◆ Your objective: Repeat every line exactly, keeping the pictures out of the copy.

---- Recorded information

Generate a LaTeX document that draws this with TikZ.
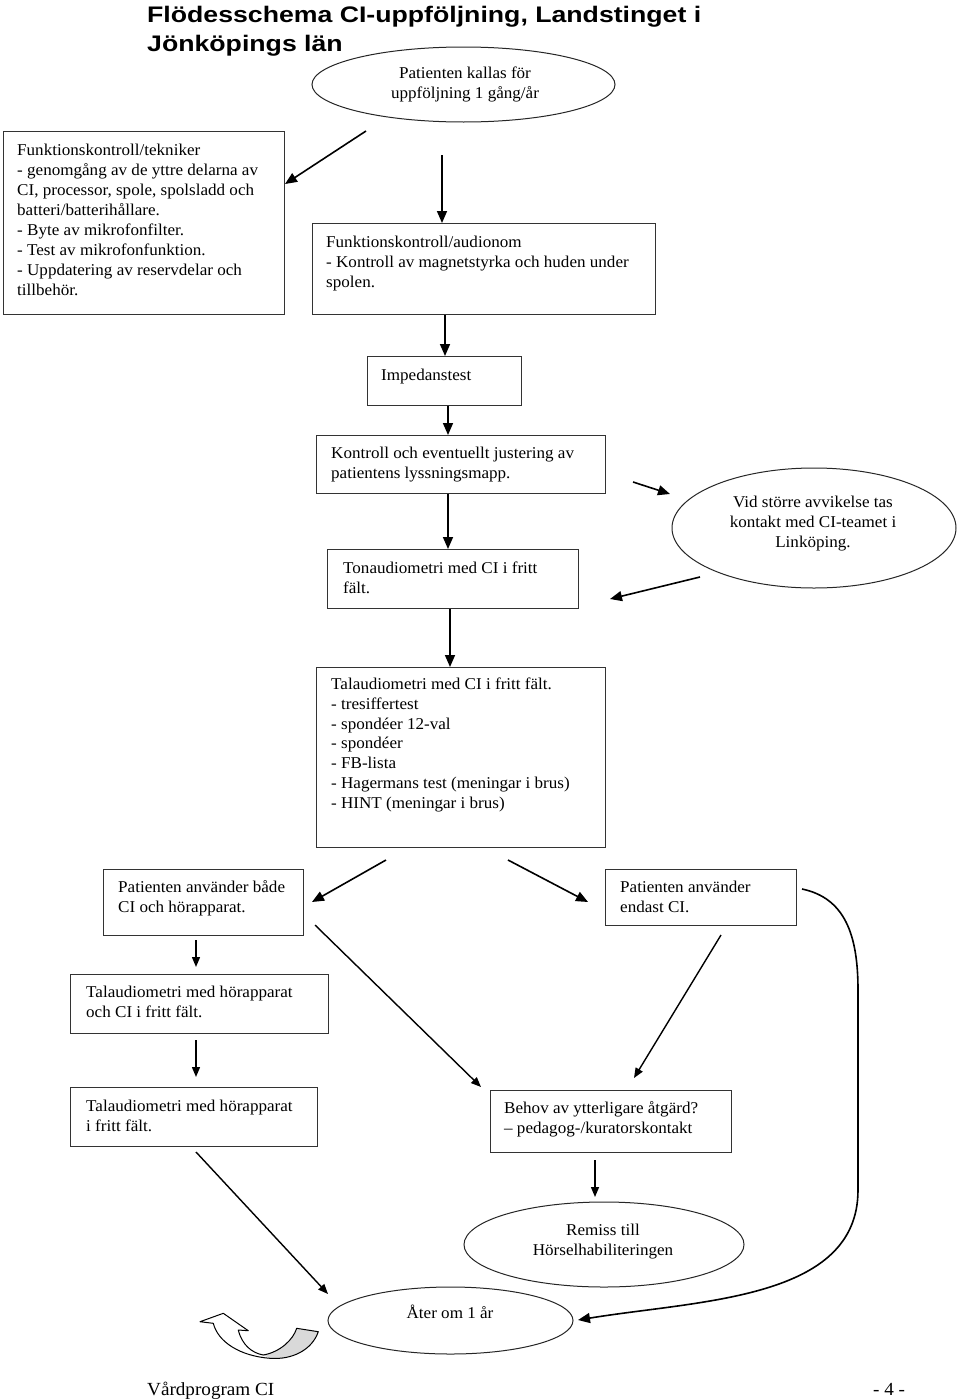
\documentclass[tikz,border=0pt]{standalone}
\usepackage{fontspec}
\setmainfont{Liberation Serif}[FakeStretch=1.035]
\newfontfamily\titlefont{Liberation Sans}[FakeStretch=1.185]
\usetikzlibrary{arrows.meta,shapes.geometric}
\newcommand\bodyfnt{\fontsize{16.5}{19.9}\selectfont}
\begin{document}
\begin{tikzpicture}[x=1pt,y=-1pt,
  box/.style={draw=black!80, line width=1.1pt, anchor=north west, inner sep=0},
  ell/.style={draw=black!85, line width=1pt, ellipse, inner sep=0},
  txt/.style={anchor=north west, inner sep=0, yshift=13.93pt, font=\bodyfnt, align=left},
  ctxt/.style={anchor=north, inner sep=0, yshift=13.93pt, font=\bodyfnt, align=center},
  arr/.style={line width=1.6pt, -{Triangle[length=12pt,width=10pt]}},
  sarr/.style={line width=1.4pt, -{Triangle[length=10pt,width=8pt]}},
  ttl/.style={anchor=base west, inner sep=0, font=\titlefont\bfseries\fontsize{22.5}{28}\selectfont}]
\useasboundingbox (0,0) rectangle (960,1400);
\fill[white] (0,0) rectangle (960,1400);

% title
\node[ttl] (title1) at (147,22) {Flödesschema CI-uppföljning, Landstinget i};
\node[ttl] (title2) at (147,51) {Jönköpings län};

% ellipses
\node[ell, minimum width=303pt, minimum height=75pt] (e1) at (463.5,84.5) {};
\node[ctxt] (e1t) at (465,78) {\strut Patienten kallas för\\uppföljning 1 gång/år};
\node[ell, minimum width=284pt, minimum height=120pt] (vid) at (814,528) {};
\node[ctxt] (vidt) at (813,507) {\strut Vid större avvikelse tas\\kontakt med CI-teamet i\\Linköping.};
\node[ell, minimum width=280pt, minimum height=85pt] (rem) at (604,1244.5) {};
\node[ctxt] (remt) at (603,1235) {\strut Remiss till\\Hörselhabiliteringen};
\node[ell, minimum width=245pt, minimum height=67pt] (ater) at (450.5,1320.5) {};
\node[anchor=base, inner sep=0, font=\bodyfnt] (atert) at (450,1318) {Åter om 1 år};

% boxes
\node[box, minimum width=280.5pt, minimum height=183pt] (tek) at (3,131) {};
\node[txt] (tekt) at (17,155.7) {\strut Funktionskontroll/tekniker\\- genomgång av de yttre delarna av\\CI, processor, spole, spolsladd och\\batteri/batterihållare.\\- Byte av mikrofonfilter.\\- Test av mikrofonfunktion.\\- Uppdatering av reservdelar och\\tillbehör.};
\node[box, minimum width=343pt, minimum height=91pt] (aud) at (312,223) {};
\node[txt] (audt) at (326,247) {\strut Funktionskontroll/audionom\\- Kontroll av magnetstyrka och huden under\\spolen.};
\node[box, minimum width=154pt, minimum height=49pt] (imp) at (367,356) {};
\node[txt] (impt) at (381,380) {\strut Impedanstest};
\node[box, minimum width=289pt, minimum height=58pt] (kon) at (316,435) {};
\node[txt] (kont) at (331,458) {\strut Kontroll och eventuellt justering av\\patientens lyssningsmapp.};
\node[box, minimum width=251pt, minimum height=59pt] (ton) at (327,549) {};
\node[txt] (tont) at (343,573) {\strut Tonaudiometri med CI i fritt\\fält.};
\node[box, minimum width=289pt, minimum height=180pt] (tal) at (316,667) {};
\node[txt] (talt) at (331,689) {\strut Talaudiometri med CI i fritt fält.\\- tresiffertest\\- spondéer 12-val\\- spondéer\\- FB-lista\\- Hagermans test (meningar i brus)\\- HINT (meningar i brus)};
\node[box, minimum width=200pt, minimum height=66pt] (bad) at (103,869) {};
\node[txt] (badt) at (118,892) {\strut Patienten använder både\\CI och hörapparat.};
\node[box, minimum width=191pt, minimum height=56pt] (end) at (605,869) {};
\node[txt] (endt) at (620,892) {\strut Patienten använder\\endast CI.};
\node[box, minimum width=258pt, minimum height=59pt] (thci) at (70,974) {};
\node[txt] (thcit) at (86,997) {\strut Talaudiometri med hörapparat\\och CI i fritt fält.};
\node[box, minimum width=247pt, minimum height=59pt] (th) at (70,1087) {};
\node[txt] (tht) at (86,1111) {\strut Talaudiometri med hörapparat\\i fritt fält.};
\node[box, minimum width=241pt, minimum height=62pt] (beh) at (490,1090) {};
\node[txt] (beht) at (504,1113) {\strut Behov av ytterligare åtgärd?\\– pedagog-/kuratorskontakt};

% footer
\node[anchor=base west, inner sep=0, font=\fontsize{18.5}{22}\selectfont] (foot) at (147,1395) {Vårdprogram CI};
\node[anchor=base west, inner sep=0, font=\fontsize{18.5}{22}\selectfont] (page) at (873,1395) {- 4 -};

% connector end points
\coordinate (c1a) at (366,131);  \coordinate (c1b) at (285,184);
\coordinate (c2a) at (442,155);
\coordinate (c6a) at (633,482);  \coordinate (c6b) at (670,494);
\coordinate (c7a) at (700,577);  \coordinate (c7b) at (610,599);
\coordinate (c9a) at (386,860);  \coordinate (c9b) at (312,902);
\coordinate (c10a) at (508,860); \coordinate (c10b) at (588,902);
\coordinate (c11a) at (196,940); \coordinate (c11b) at (196,967);
\coordinate (c12a) at (315,925); \coordinate (c12b) at (481,1087);
\coordinate (c13a) at (721,935); \coordinate (c13b) at (634,1078);
\coordinate (c14a) at (196,1040); \coordinate (c14b) at (196,1077);
\coordinate (c15a) at (595,1160); \coordinate (c15b) at (595,1197);
\coordinate (c16a) at (196,1152); \coordinate (c16b) at (328,1294);
\coordinate (c17a) at (802,889); \coordinate (c17b) at (578,1320);

% connectors
\draw[arr] (c1a) -- (c1b);
\draw[arr] (c2a) -- (c2a |- aud.north);
\draw[arr] (445,0 |- aud.south) -- (445,0 |- imp.north);
\draw[arr] (448,0 |- imp.south) -- (448,0 |- kon.north);
\draw[arr] (448,0 |- kon.south) -- (448,0 |- ton.north);
\draw[arr] (c6a) -- (c6b);
\draw[arr] (c7a) -- (c7b);
\draw[arr] (450,0 |- ton.south) -- (450,0 |- tal.north);
\draw[arr] (c9a) -- (c9b);
\draw[arr] (c10a) -- (c10b);
\draw[sarr] (c11a) -- (c11b);
\draw[sarr] (c12a) -- (c12b);
\draw[sarr] (c13a) -- (c13b);
\draw[sarr] (c14a) -- (c14b);
\draw[sarr] (c15a) -- (c15b);
\draw[sarr] (c16a) -- (c16b);
\draw[arr] (c17a) .. controls (845,898) and (858,935) .. (858,990) -- (858,1190) .. controls (858,1300) and (700,1300) .. (c17b);

% u-turn block arrow
\fill[gray!30] (263.3,1355) .. controls (280,1352) and (293,1340) .. (296.7,1328.3) -- (318.3,1331.7) .. controls (312,1350) and (292,1360) .. (270,1358.3) -- cycle;
\draw[line width=1pt, line join=round] (213.3,1323.3) -- (200,1321.7) -- (223.3,1313.3) -- (248.3,1330.7) -- (238.3,1330) .. controls (242,1345) and (252,1353) .. (263.3,1355) .. controls (280,1352) and (293,1340) .. (296.7,1328.3) -- (318.3,1331.7) .. controls (312,1350) and (292,1360) .. (270,1358.3) .. controls (240,1356) and (218,1342) .. (213.3,1323.3) -- cycle;
\end{tikzpicture}
\end{document}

--------

◆ Problem solution:
Generate a LaTeX document that draws this with TikZ.
\documentclass[tikz,border=0pt]{standalone}
\usepackage{fontspec}
\setmainfont{Liberation Serif}[FakeStretch=1.035]
\newfontfamily\titlefont{Liberation Sans}[FakeStretch=1.185]
\usetikzlibrary{arrows.meta,shapes.geometric}
\newcommand\bodyfnt{\fontsize{16.5}{19.9}\selectfont}
\begin{document}
\begin{tikzpicture}[x=1pt,y=-1pt,
  box/.style={draw=black!80, line width=1.1pt, anchor=north west, inner sep=0},
  ell/.style={draw=black!85, line width=1pt, ellipse, inner sep=0},
  txt/.style={anchor=north west, inner sep=0, yshift=13.93pt, font=\bodyfnt, align=left},
  ctxt/.style={anchor=north, inner sep=0, yshift=13.93pt, font=\bodyfnt, align=center},
  arr/.style={line width=1.6pt, -{Triangle[length=12pt,width=10pt]}},
  sarr/.style={line width=1.4pt, -{Triangle[length=10pt,width=8pt]}},
  ttl/.style={anchor=base west, inner sep=0, font=\titlefont\bfseries\fontsize{22.5}{28}\selectfont}]
\useasboundingbox (0,0) rectangle (960,1400);
\fill[white] (0,0) rectangle (960,1400);

% title
\node[ttl] (title1) at (147,22) {Flödesschema CI-uppföljning, Landstinget i};
\node[ttl] (title2) at (147,51) {Jönköpings län};

% ellipses
\node[ell, minimum width=303pt, minimum height=75pt] (e1) at (463.5,84.5) {};
\node[ctxt] (e1t) at (465,78) {\strut Patienten kallas för\\uppföljning 1 gång/år};
\node[ell, minimum width=284pt, minimum height=120pt] (vid) at (814,528) {};
\node[ctxt] (vidt) at (813,507) {\strut Vid större avvikelse tas\\kontakt med CI-teamet i\\Linköping.};
\node[ell, minimum width=280pt, minimum height=85pt] (rem) at (604,1244.5) {};
\node[ctxt] (remt) at (603,1235) {\strut Remiss till\\Hörselhabiliteringen};
\node[ell, minimum width=245pt, minimum height=67pt] (ater) at (450.5,1320.5) {};
\node[anchor=base, inner sep=0, font=\bodyfnt] (atert) at (450,1318) {Åter om 1 år};

% boxes
\node[box, minimum width=280.5pt, minimum height=183pt] (tek) at (3,131) {};
\node[txt] (tekt) at (17,155.7) {\strut Funktionskontroll/tekniker\\- genomgång av de yttre delarna av\\CI, processor, spole, spolsladd och\\batteri/batterihållare.\\- Byte av mikrofonfilter.\\- Test av mikrofonfunktion.\\- Uppdatering av reservdelar och\\tillbehör.};
\node[box, minimum width=343pt, minimum height=91pt] (aud) at (312,223) {};
\node[txt] (audt) at (326,247) {\strut Funktionskontroll/audionom\\- Kontroll av magnetstyrka och huden under\\spolen.};
\node[box, minimum width=154pt, minimum height=49pt] (imp) at (367,356) {};
\node[txt] (impt) at (381,380) {\strut Impedanstest};
\node[box, minimum width=289pt, minimum height=58pt] (kon) at (316,435) {};
\node[txt] (kont) at (331,458) {\strut Kontroll och eventuellt justering av\\patientens lyssningsmapp.};
\node[box, minimum width=251pt, minimum height=59pt] (ton) at (327,549) {};
\node[txt] (tont) at (343,573) {\strut Tonaudiometri med CI i fritt\\fält.};
\node[box, minimum width=289pt, minimum height=180pt] (tal) at (316,667) {};
\node[txt] (talt) at (331,689) {\strut Talaudiometri med CI i fritt fält.\\- tresiffertest\\- spondéer 12-val\\- spondéer\\- FB-lista\\- Hagermans test (meningar i brus)\\- HINT (meningar i brus)};
\node[box, minimum width=200pt, minimum height=66pt] (bad) at (103,869) {};
\node[txt] (badt) at (118,892) {\strut Patienten använder både\\CI och hörapparat.};
\node[box, minimum width=191pt, minimum height=56pt] (end) at (605,869) {};
\node[txt] (endt) at (620,892) {\strut Patienten använder\\endast CI.};
\node[box, minimum width=258pt, minimum height=59pt] (thci) at (70,974) {};
\node[txt] (thcit) at (86,997) {\strut Talaudiometri med hörapparat\\och CI i fritt fält.};
\node[box, minimum width=247pt, minimum height=59pt] (th) at (70,1087) {};
\node[txt] (tht) at (86,1111) {\strut Talaudiometri med hörapparat\\i fritt fält.};
\node[box, minimum width=241pt, minimum height=62pt] (beh) at (490,1090) {};
\node[txt] (beht) at (504,1113) {\strut Behov av ytterligare åtgärd?\\– pedagog-/kuratorskontakt};

% footer
\node[anchor=base west, inner sep=0, font=\fontsize{18.5}{22}\selectfont] (foot) at (147,1395) {Vårdprogram CI};
\node[anchor=base west, inner sep=0, font=\fontsize{18.5}{22}\selectfont] (page) at (873,1395) {- 4 -};

% connector end points
\coordinate (c1a) at (366,131);  \coordinate (c1b) at (285,184);
\coordinate (c2a) at (442,155);
\coordinate (c6a) at (633,482);  \coordinate (c6b) at (670,494);
\coordinate (c7a) at (700,577);  \coordinate (c7b) at (610,599);
\coordinate (c9a) at (386,860);  \coordinate (c9b) at (312,902);
\coordinate (c10a) at (508,860); \coordinate (c10b) at (588,902);
\coordinate (c11a) at (196,940); \coordinate (c11b) at (196,967);
\coordinate (c12a) at (315,925); \coordinate (c12b) at (481,1087);
\coordinate (c13a) at (721,935); \coordinate (c13b) at (634,1078);
\coordinate (c14a) at (196,1040); \coordinate (c14b) at (196,1077);
\coordinate (c15a) at (595,1160); \coordinate (c15b) at (595,1197);
\coordinate (c16a) at (196,1152); \coordinate (c16b) at (328,1294);
\coordinate (c17a) at (802,889); \coordinate (c17b) at (578,1320);

% connectors
\draw[arr] (c1a) -- (c1b);
\draw[arr] (c2a) -- (c2a |- aud.north);
\draw[arr] (445,0 |- aud.south) -- (445,0 |- imp.north);
\draw[arr] (448,0 |- imp.south) -- (448,0 |- kon.north);
\draw[arr] (448,0 |- kon.south) -- (448,0 |- ton.north);
\draw[arr] (c6a) -- (c6b);
\draw[arr] (c7a) -- (c7b);
\draw[arr] (450,0 |- ton.south) -- (450,0 |- tal.north);
\draw[arr] (c9a) -- (c9b);
\draw[arr] (c10a) -- (c10b);
\draw[sarr] (c11a) -- (c11b);
\draw[sarr] (c12a) -- (c12b);
\draw[sarr] (c13a) -- (c13b);
\draw[sarr] (c14a) -- (c14b);
\draw[sarr] (c15a) -- (c15b);
\draw[sarr] (c16a) -- (c16b);
\draw[arr] (c17a) .. controls (845,898) and (858,935) .. (858,990) -- (858,1190) .. controls (858,1300) and (700,1300) .. (c17b);

% u-turn block arrow
\fill[gray!30] (263.3,1355) .. controls (280,1352) and (293,1340) .. (296.7,1328.3) -- (318.3,1331.7) .. controls (312,1350) and (292,1360) .. (270,1358.3) -- cycle;
\draw[line width=1pt, line join=round] (213.3,1323.3) -- (200,1321.7) -- (223.3,1313.3) -- (248.3,1330.7) -- (238.3,1330) .. controls (242,1345) and (252,1353) .. (263.3,1355) .. controls (280,1352) and (293,1340) .. (296.7,1328.3) -- (318.3,1331.7) .. controls (312,1350) and (292,1360) .. (270,1358.3) .. controls (240,1356) and (218,1342) .. (213.3,1323.3) -- cycle;
\end{tikzpicture}
\end{document}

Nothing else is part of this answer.